## [Task statement]
Return exactly the lines that run from the beginning through the line containing "(f2) -- (f3) -- (f4);", both included, and no others.

* BEGIN Source excerpt *

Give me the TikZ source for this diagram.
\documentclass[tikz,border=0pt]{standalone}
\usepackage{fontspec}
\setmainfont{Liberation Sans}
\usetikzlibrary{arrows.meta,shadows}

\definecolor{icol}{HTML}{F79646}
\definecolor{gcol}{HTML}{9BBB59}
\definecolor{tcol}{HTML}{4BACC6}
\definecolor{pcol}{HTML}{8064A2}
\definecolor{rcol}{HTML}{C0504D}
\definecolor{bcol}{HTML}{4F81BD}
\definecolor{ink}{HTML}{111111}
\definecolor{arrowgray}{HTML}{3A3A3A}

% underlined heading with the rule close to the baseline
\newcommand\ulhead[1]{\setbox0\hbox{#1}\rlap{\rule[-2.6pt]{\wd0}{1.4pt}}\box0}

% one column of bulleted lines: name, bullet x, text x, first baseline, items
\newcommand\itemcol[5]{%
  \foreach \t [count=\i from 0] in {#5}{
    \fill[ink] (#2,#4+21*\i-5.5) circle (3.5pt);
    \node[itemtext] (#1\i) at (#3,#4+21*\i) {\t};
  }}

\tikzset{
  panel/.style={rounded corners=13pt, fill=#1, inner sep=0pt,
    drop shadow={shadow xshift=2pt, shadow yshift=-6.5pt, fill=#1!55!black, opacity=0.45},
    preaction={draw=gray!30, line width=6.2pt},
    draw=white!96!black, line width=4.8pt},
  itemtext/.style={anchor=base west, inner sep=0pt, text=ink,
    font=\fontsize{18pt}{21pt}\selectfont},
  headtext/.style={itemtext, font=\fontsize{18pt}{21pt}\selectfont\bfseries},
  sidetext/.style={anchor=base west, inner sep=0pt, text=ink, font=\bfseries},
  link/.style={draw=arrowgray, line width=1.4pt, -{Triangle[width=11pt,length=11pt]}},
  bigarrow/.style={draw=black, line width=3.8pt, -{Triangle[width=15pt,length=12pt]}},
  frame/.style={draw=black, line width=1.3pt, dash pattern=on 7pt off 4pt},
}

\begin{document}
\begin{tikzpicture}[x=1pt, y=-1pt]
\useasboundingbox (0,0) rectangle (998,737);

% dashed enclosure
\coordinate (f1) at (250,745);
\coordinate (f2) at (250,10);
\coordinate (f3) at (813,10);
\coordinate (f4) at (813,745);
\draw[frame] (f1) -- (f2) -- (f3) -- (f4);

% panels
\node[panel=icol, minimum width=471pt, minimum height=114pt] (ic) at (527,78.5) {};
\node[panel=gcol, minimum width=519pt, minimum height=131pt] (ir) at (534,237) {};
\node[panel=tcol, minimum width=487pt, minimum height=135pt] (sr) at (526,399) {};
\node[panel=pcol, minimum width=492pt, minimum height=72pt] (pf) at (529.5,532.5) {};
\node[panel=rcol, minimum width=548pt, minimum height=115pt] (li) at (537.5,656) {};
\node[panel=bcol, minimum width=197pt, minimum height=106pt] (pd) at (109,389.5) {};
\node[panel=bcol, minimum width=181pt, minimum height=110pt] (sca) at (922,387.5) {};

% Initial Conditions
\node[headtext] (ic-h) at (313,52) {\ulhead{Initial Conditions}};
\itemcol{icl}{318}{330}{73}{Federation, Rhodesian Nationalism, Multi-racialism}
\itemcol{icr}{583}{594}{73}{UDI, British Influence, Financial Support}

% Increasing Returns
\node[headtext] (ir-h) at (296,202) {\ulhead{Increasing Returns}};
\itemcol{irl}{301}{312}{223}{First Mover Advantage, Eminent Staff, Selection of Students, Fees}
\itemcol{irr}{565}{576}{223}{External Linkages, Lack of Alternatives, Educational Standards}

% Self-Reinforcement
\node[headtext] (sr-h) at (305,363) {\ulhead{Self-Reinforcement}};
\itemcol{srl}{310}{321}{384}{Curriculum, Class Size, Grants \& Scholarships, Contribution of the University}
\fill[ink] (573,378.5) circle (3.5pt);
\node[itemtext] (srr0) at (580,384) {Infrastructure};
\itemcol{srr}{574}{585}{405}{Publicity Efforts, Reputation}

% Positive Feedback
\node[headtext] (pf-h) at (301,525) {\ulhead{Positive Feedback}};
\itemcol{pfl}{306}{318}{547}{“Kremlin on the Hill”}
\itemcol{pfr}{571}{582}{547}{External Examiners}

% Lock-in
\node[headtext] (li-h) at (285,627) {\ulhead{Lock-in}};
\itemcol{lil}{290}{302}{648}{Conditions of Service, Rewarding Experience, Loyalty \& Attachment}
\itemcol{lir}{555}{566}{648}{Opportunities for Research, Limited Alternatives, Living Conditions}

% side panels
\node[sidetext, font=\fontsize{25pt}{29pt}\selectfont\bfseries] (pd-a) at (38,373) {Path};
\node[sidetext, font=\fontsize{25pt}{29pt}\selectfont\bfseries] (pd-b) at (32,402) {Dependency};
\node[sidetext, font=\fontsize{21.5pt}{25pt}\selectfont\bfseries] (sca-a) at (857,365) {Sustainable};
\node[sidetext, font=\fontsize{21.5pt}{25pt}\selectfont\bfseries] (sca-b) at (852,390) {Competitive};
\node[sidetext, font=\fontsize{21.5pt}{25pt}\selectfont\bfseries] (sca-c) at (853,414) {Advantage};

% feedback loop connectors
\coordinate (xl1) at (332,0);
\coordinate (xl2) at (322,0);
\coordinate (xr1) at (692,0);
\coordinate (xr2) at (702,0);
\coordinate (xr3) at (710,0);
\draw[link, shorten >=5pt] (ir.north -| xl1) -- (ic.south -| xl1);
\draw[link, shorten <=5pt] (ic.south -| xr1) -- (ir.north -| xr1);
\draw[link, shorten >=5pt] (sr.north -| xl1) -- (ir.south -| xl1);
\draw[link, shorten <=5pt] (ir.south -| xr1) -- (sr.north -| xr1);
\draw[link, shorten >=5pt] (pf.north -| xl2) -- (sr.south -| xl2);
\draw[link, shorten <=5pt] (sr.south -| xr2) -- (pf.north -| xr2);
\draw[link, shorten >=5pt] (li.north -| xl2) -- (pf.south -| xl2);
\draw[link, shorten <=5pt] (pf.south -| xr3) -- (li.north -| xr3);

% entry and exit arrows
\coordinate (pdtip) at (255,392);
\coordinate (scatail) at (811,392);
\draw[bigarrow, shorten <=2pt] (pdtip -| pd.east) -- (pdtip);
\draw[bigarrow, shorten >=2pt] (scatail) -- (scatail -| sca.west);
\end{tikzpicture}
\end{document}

* END Source excerpt *

## [Correct result]
Give me the TikZ source for this diagram.
\documentclass[tikz,border=0pt]{standalone}
\usepackage{fontspec}
\setmainfont{Liberation Sans}
\usetikzlibrary{arrows.meta,shadows}

\definecolor{icol}{HTML}{F79646}
\definecolor{gcol}{HTML}{9BBB59}
\definecolor{tcol}{HTML}{4BACC6}
\definecolor{pcol}{HTML}{8064A2}
\definecolor{rcol}{HTML}{C0504D}
\definecolor{bcol}{HTML}{4F81BD}
\definecolor{ink}{HTML}{111111}
\definecolor{arrowgray}{HTML}{3A3A3A}

% underlined heading with the rule close to the baseline
\newcommand\ulhead[1]{\setbox0\hbox{#1}\rlap{\rule[-2.6pt]{\wd0}{1.4pt}}\box0}

% one column of bulleted lines: name, bullet x, text x, first baseline, items
\newcommand\itemcol[5]{%
  \foreach \t [count=\i from 0] in {#5}{
    \fill[ink] (#2,#4+21*\i-5.5) circle (3.5pt);
    \node[itemtext] (#1\i) at (#3,#4+21*\i) {\t};
  }}

\tikzset{
  panel/.style={rounded corners=13pt, fill=#1, inner sep=0pt,
    drop shadow={shadow xshift=2pt, shadow yshift=-6.5pt, fill=#1!55!black, opacity=0.45},
    preaction={draw=gray!30, line width=6.2pt},
    draw=white!96!black, line width=4.8pt},
  itemtext/.style={anchor=base west, inner sep=0pt, text=ink,
    font=\fontsize{18pt}{21pt}\selectfont},
  headtext/.style={itemtext, font=\fontsize{18pt}{21pt}\selectfont\bfseries},
  sidetext/.style={anchor=base west, inner sep=0pt, text=ink, font=\bfseries},
  link/.style={draw=arrowgray, line width=1.4pt, -{Triangle[width=11pt,length=11pt]}},
  bigarrow/.style={draw=black, line width=3.8pt, -{Triangle[width=15pt,length=12pt]}},
  frame/.style={draw=black, line width=1.3pt, dash pattern=on 7pt off 4pt},
}

\begin{document}
\begin{tikzpicture}[x=1pt, y=-1pt]
\useasboundingbox (0,0) rectangle (998,737);

% dashed enclosure
\coordinate (f1) at (250,745);
\coordinate (f2) at (250,10);
\coordinate (f3) at (813,10);
\coordinate (f4) at (813,745);
\draw[frame] (f1) -- (f2) -- (f3) -- (f4);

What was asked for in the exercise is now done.